To do so, the hospital is updating all of its inpatient rooms as part of its 2020 Plan, installing LED lighting inside and outside, adding individual climate controls, sealing windows, and more. This has led to $2.465 million in annual savings, according to the hospital. It has also negotiated contracts to purchase solar power (for instance from some of the solar fields on the Mass Pike), and renegotiating contracts with energy suppliers to reduce costs.
But the most innovative parts of the plan are miniature power plants in soundproof buildings on the Memorial and Leominster campuses. Valcourt described the power plants essentially as large, sophisticated engines attached to a motor system that convert natural gas to electricity. The heat produced by the reaction is also captured and used for heating and cooling.
“We’re not letting any energy go to waste; we’re literally putting it back into the building,” Valcourt said.
Saint-Gobain Abrasives, which makes grinding wheels and other abrasive materials in Worcester, is also spending millions to cut its future energy use.
The business, which is part of French industrial conglomerate Compagnie de Saint Gobain, installed a new, safer kiln this year at a cost of about $5.5 million, according to Michael N. Barnes, vice president of North American operations for Saint-Gobain Abrasives. The new equipment allowed the plant to shut down older kilns and reduce electricity payments to utility National Grid by about $500,000 a year, he said.
The new equipment also allowed Saint-Gobain to consolidate space in Worcester.
“We are generating the same amount of production with the same amount of people in a smaller footprint,” Barnes said.
Other equipment is getting changed, too. Replacing old air compressors with new technology is costing $350,000 this year.
The manufacturer is also converting all its lighting to LED technology at a cost of about $300,000 this year.
Another large change involves the Worcester campus “power house,” a facility that uses steam from manufacturing operations to generate electricity. Saint-Gobain used to generate 20 percent of the electricity for its campus and buy the remaining 80 percent from the power grid. Barnes said that with $2 million in improvements this year, Saint-Gobain expects to reverse those proportions.
“By the end of the year, we will be generating 80 percent of our electricity and buying 20 percent from the grid,” he said.
The Worcester campus is the largest Saint-Gobain Abrasives operation in North America.
But new technology such as microgrids and power houses — or new energy sources such as solar or wind power — might not be available for all businesses. There are upfront capital costs, and manufacturers need a steady, abundant supply, which isn’t always possible if the wind doesn’t blow or the sun doesn’t shine.

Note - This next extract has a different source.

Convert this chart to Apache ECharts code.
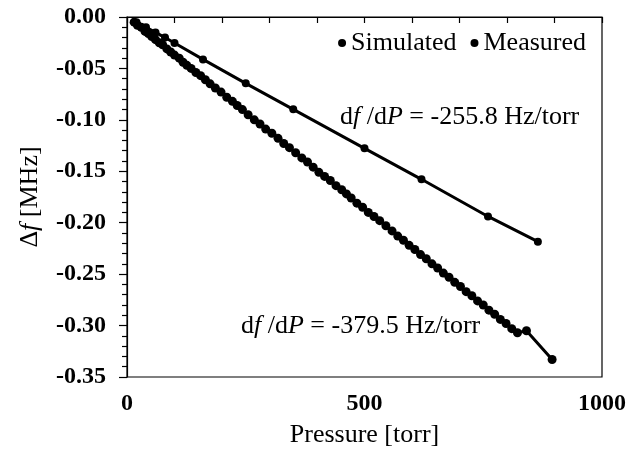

So businesses have to make it up.
“Energy is clearly one of the top four or five issues that come up with our businesses,” said Timothy P. Murray, president and CEO of the Worcester Regional Chamber of Commerce and former lieutenant governor. “One of the offsets is that Massachusetts has a generally well-educated, well-trained workforce.”
And there is one thing that all businesses can rely on for their success: their product.
“We’re not being successful in saving on power and trying to mitigate it to save costs. We’re being successful with innovation in our seltzer and our mixers,” said Crowley, back at Polar.
“Our expertise is making soft drinks, not being a commodity buyer.”
Cyrus Moulton is a reporter for the Worcester Telegram & Gazette. Lisa Eckelbecker of the Telegram & Gazette staff contributed to this report.